In order to make the plot readable, I’ll only be looking at the Top 30 films rather than the full Top 100. I’ll be using a bump chart do the comparison. Bump charts are a visualization technique good for looking at changes in rank over time. There is a package ggbump which provides a ggplot2 geom (geom_bump) to handle the lines for a bump chart. Movies that appear in only one list will not have a line.

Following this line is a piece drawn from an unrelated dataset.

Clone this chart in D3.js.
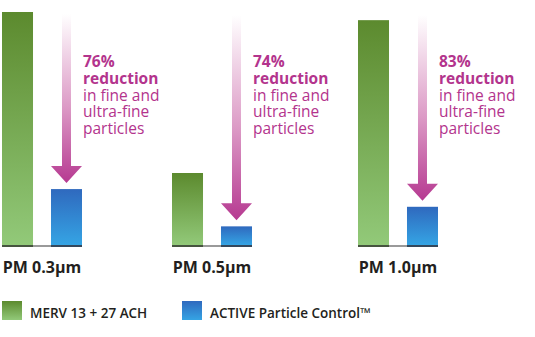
<!DOCTYPE html>
<html>
<head>
<meta charset="utf-8">
<script src="https://cdn.jsdelivr.net/npm/d3@7"></script>
<style>
  html, body { margin: 0; padding: 0; background: #fff; }
  svg { display: block; font-family: "Open Sans", sans-serif; }
</style>
</head>
<body>
<svg id="chart" width="535" height="337"></svg>
<script>
// Particle sizes and relative particle concentration for each system
const categories = ["PM 0.3µm", "PM 0.5µm", "PM 1.0µm"];
const seriesNames = ["MERV 13 + 27 ACH", "ACTIVE Particle Control™"];
const mervValues = [100, 30.9, 96.5];
const activeValues = [24, 8.0, 16.4];
const reductionPct = [76, 74, 83];
const noteLines = ["in fine and", "ultra-fine", "particles"];

const svg = d3.select("#chart");
const defs = svg.append("defs");

function vGrad(id, top, bottom) {
  const g = defs.append("linearGradient").attr("id", id)
    .attr("x1", 0).attr("y1", 0).attr("x2", 0).attr("y2", 1);
  g.append("stop").attr("offset", "0%").attr("stop-color", top);
  g.append("stop").attr("offset", "100%").attr("stop-color", bottom);
}
vGrad("gGreen", "#5c8a2e", "#92c979");
vGrad("gBlue", "#2f69be", "#35a4e4");
const arrowGrad = defs.append("linearGradient").attr("id", "gArrow")
  .attr("x1", 0).attr("y1", 0).attr("x2", 0).attr("y2", 1);
arrowGrad.append("stop").attr("offset", "0%").attr("stop-color", "#ffffff");
arrowGrad.append("stop").attr("offset", "55%").attr("stop-color", "#dc9ac6");
arrowGrad.append("stop").attr("offset", "100%").attr("stop-color", "#b63a91");

const baseY = 245;
const y = d3.scaleLinear().domain([0, 100]).range([baseY, 12]);

// group left edges and inner band for the two series
const groupX = d3.scaleOrdinal().domain(categories).range([2, 172, 358]);
const groupWidth = 80;
const inner = d3.scaleBand().domain(seriesNames).range([0, groupWidth])
  .paddingInner(0.367).paddingOuter(0);
const bw = inner.bandwidth();

const rows = categories.map((c, i) => ({
  cat: c, merv: mervValues[i], active: activeValues[i], pct: reductionPct[i]
}));

const groups = svg.selectAll("g.grp").data(rows).join("g")
  .attr("class", "grp")
  .attr("transform", d => `translate(${groupX(d.cat)},0)`);

// baseline
groups.append("rect")
  .attr("x", 0).attr("width", groupWidth)
  .attr("y", baseY).attr("height", 2)
  .attr("fill", "#9a9a9a");

// bars
groups.append("rect")
  .attr("x", inner(seriesNames[0])).attr("width", bw)
  .attr("y", d => y(d.merv)).attr("height", d => baseY - y(d.merv))
  .attr("fill", "url(#gGreen)");
groups.append("rect")
  .attr("x", inner(seriesNames[1])).attr("width", bw)
  .attr("y", d => y(d.active)).attr("height", d => baseY - y(d.active))
  .attr("fill", "url(#gBlue)");
groups.selectAll("rect.foot").data(seriesNames).join("rect")
  .attr("class", "foot")
  .attr("x", s => inner(s)).attr("width", bw)
  .attr("y", baseY).attr("height", 2)
  .attr("fill", (s, i) => i === 0 ? "#46543f" : "#34485c");

// reduction arrows over the blue bars
const shaftW = 9, headW = bw, headH = 17;
groups.append("path")
  .attr("d", d => {
    const cx = inner(seriesNames[1]) + bw / 2;
    const tip = y(d.active) - 6;
    const top = Math.min(y(d.merv) + 2, 15);
    const hb = tip - headH;
    return `M${cx - shaftW / 2},${top} L${cx + shaftW / 2},${top} L${cx + shaftW / 2},${hb}` +
      ` L${cx + headW / 2},${hb} L${cx},${tip} L${cx - headW / 2},${hb} L${cx - shaftW / 2},${hb} Z`;
  })
  .attr("fill", "url(#gArrow)");

// annotation text
const noteX = inner(seriesNames[1]) + bw + 1;
const note = groups.append("text")
  .attr("fill", "#b3348d")
  .style("font-size", "15.5px");
note.append("tspan").attr("x", noteX).attr("y", 67)
  .style("font-weight", 700).text(d => d.pct + "%");
note.append("tspan").attr("x", noteX).attr("y", 83.5)
  .style("font-weight", 700).text("reduction");
noteLines.forEach((t, i) => {
  note.append("tspan").attr("x", noteX).attr("y", 100.5 + i * 16.6)
    .text(t);
});

// category labels
groups.append("text")
  .attr("x", groupWidth / 2).attr("y", 273)
  .attr("text-anchor", "middle")
  .attr("fill", "#231f20")
  .style("font-size", "16px").style("font-weight", 700)
  .text(d => d.cat);

// legend
const legendX = [2, 182];
const legend = svg.selectAll("g.leg").data(seriesNames).join("g")
  .attr("class", "leg")
  .attr("transform", (d, i) => `translate(${legendX[i]},301)`);
legend.append("rect").attr("width", 20).attr("height", 19)
  .attr("fill", (d, i) => i === 0 ? "url(#gGreen)" : "url(#gBlue)");
legend.append("text").attr("x", 28).attr("y", 17)
  .attr("fill", "#231f20")
  .style("font-size", "13.5px").style("font-weight", 600)
  .text(d => d);
</script>
</body>
</html>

As for what the code does, the first section above the theme() call does most of the work by having the points, lines, and titles as well as scaling the axes to the right sizes. Note that in the geom_text calls, I’m using family = ‘rob’ to refer to the Roboto font downloaded earlier. The theme call handles a lot of the formatting and the geom_text() and geom_point() calls after the theme() section create the white circles that contain the ranks.

##Plot
num_films = 30

tbl2 %>%
filter(rank <= num_films) %>%
ggplot(aes(x = year, y = rank, color = title_lbl)) +
geom_point(size = 5) +
geom_text(data = . %>% filter(year == min(year)),
aes(x = year - .5, label = title_lbl), size = 5, hjust = 1, family = 'rob') +
geom_text(data = . %>% filter(year == max(year)),
aes(x = year + .5, label = title_lbl), size = 5, hjust = 0, family = 'rob') +
geom_bump(size = 2, smooth = 8) +

# Resize Axes
scale_x_continuous(limits = c(1990, 2014),
breaks = c(1998, 2007),
position = 'top') +
scale_y_reverse() +
labs(title = glue("How has the AFI Top {num_films} Movies Changed Between Lists"),
subtitle = "Comparing 1998 and 2007s lists",
caption = "***Source:*** Wikipedia",
x = "List Year",
y = "Rank") +
# Set Colors and Sizes
theme(
text = element_text(family = 'afi'),
legend.position = "none",
panel.grid = element_blank(),
plot.title = element_text(hjust = .5, color = "white", size = 20),
plot.caption = element_markdown(hjust = 1, color = "white", size = 12),
plot.subtitle = element_text(hjust = .5, color = "white", size = 18),
axis.line = element_blank(),
axis.ticks = element_blank(),
axis.text.y = element_blank(),
axis.title.y = element_blank(),
axis.text.x = element_text(face = 2, color = "white", size = 18),
panel.background = element_rect(fill = "black"),
plot.background = element_rect(fill = "black")
) +
## Add in the Ranks with the Circles
geom_point(data = tibble(x = 1990.5, y = 1:num_films), aes(x = x, y = y),
inherit.aes = F,
color = "white",
size = 7,
pch = 21) +
geom_text(data = tibble(x = 1990.5, y = 1:num_films), aes(x = x, y = y, label = y),
inherit.aes = F,
color = "white",
fontface = 2,
family = 'rob') +
geom_point(data = tibble(x = 2013.5, y = 1:num_films), aes(x = x, y = y),
inherit.aes = F,
color = "white",
size = 7,
pch = 21) +
geom_text(data = tibble(x = 2013.5, y = 1:num_films), aes(x = x, y = y, label = y),
inherit.aes = F,
color = "white",
fontface = 2,
family = 'rob') 

## Conclusion

While the Wikipedia page tells you exactly what changed between the two lists it provided an opportunity for me to get some practice with making some “nicer” looking ggplot charts and to try out a bump chart and the ggbump package. As for an interpretation of the chart, there’s a couple of things I don’t really understand between the two lists. Mainly why Raging Bull suddenly jumps from the 24th best film to the 4th. Or why City Lights jumps 65 places from 76th to 11th. I guess I’ll just have to watch and find out.